C’era una volta la scuola… Lo so, non è un inizio proprio originale, specie in concomitanza col termine delle lezioni, ma cosa volete farci: sono recidivo e non me ne pento. Anzi, ringrazio chi mi ha fatto notare che qualche giorno fa i mass media, riportando la notizia della visita di cortesia del presidente Sergio Mattarella ad una scuola primaria romana, hanno glissato tutti insieme su un particolare: il nome dell’istituto. Lontanissimi i tempi in cui andavano per la maggiore gli eroi del Risorgimento, quelli delle patrie lettere, di altre arti o di discipline scientifiche, lontani quelli di chi è morto combattendo in una delle due guerre mondiali, chiuso anche il discorso su date o eventi storici (e non parliamo di personaggi che hanno avuto a che fare col cristianesimo), per la scuola di largo Bignotti a Roma è stato scelto “Geronimo Stilton”, che del resto fa parte dell’istituto comprensivo “Fiume Giallo”.
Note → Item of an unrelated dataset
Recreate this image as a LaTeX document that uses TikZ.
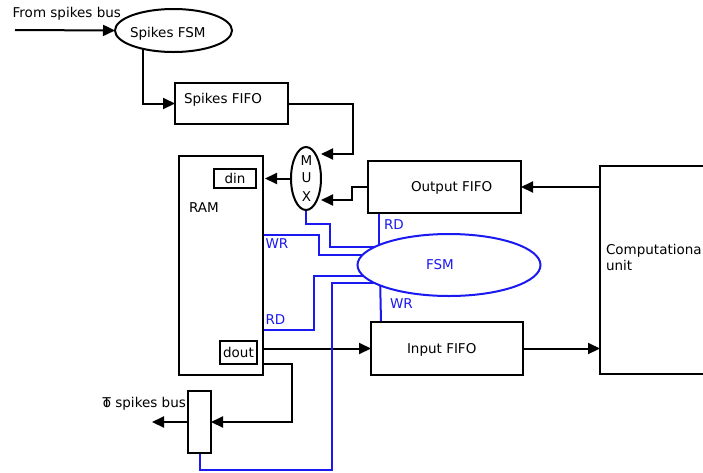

Sappiamo che in questi giorni è in corso un referendum per cambiare almeno quest’ultima denominazione (in lizza la poetessa Alda Merini, la disegnatrice ed editrice Tea Bonelli e la fisica illuminista Laura Bassi) e nulla, proprio nulla abbiamo contro l’arguto topo-intellettuale che, come direttore dell’Eco del Roditore, ha fatto innamorare alla lettura milioni di ragazzini in tutto il mondo.



Certo, però, un’idea rode (è il caso di dire) in testa: com’è che, in 160 anni di scuola italiana, si è passati dai Grandi della Storia ai personaggi della letteratura per l’infanzia? E che dire di quegli istituti (ne esistono, chissà perché, soprattutto nelle maggiori città) che un nome nemmeno l’hanno, limitandosi ad un numero progressivo – per quanto perlopiù scritto in numeri romani – alla maniera delle dittature di ogni colore o, per le realtà urbane più piccole, al solo indirizzo di studi?

Quisquilie, si dirà con Totò, dabbenaggini, pinzillacchere. Non ne sono convinto. Anche qui, nulla di personale: parto dal presupposto che l’educazione e la didattica funzionino in quelle scuole a meraviglia. Il punto è un altro: perché si è passati da Manzoni (e non da Renzo e Lucia, per esempio) o da Pascoli (e non dalla Cavallina Storna) o da Puccini (e non da Mimì) al Fiume Giallo e a Geronimo Stilton, ignorando a piè pari anche la sua creatrice, Elisabetta Dami? Mancanza di fantasia (al contrario: direi troppa), carenza di figure illustri, voglia di voltare pagina o che altro?



Un’idea ce l’ho e, visto che siamo fra noi e che sopra ci ho scritto un libro e decine di articoli, ve la butto lì: in un sistema scolastico sempre più svuotato di conoscenze (abbiamo iniziato nel ’68 cancellando le date, paradigma dello studio puramente mnemonico, abbiamo finito col cancellare anche i fatti, i concetti, le idee) in nome della “scuola del fare”, pragmatica, concreta, sempre più abbracciata alle esigenze materialiste del mercato del lavoro, per la Cultura ed i suoi “fari” non c’è più spazio nemmeno quando si tratta di intitolare un plesso scolastico. Tant’è che un Galilei, un Leonardo o anche un Rodari (scrittore per ragazzi, ma non solo) valgono tanto quanto un personaggio d’invenzione o forse meno. Importante è regalare un’immagine di freschezza, leggerezza, disimpegno, giocosità di contro all’altra che abbina storia, letteratura, scienza alla fatica, alla serietà, al lavoro.

La faccio esagerata? Lo ammetto, forse un po’ sì, ma a volte si impara più dai segni che da quello che nascondono. “Mi chiamo Geronimo, Geronimo Stilton…” pare suoni molto meglio di “Mi chiamo Alessandro, Alessandro Manzoni”.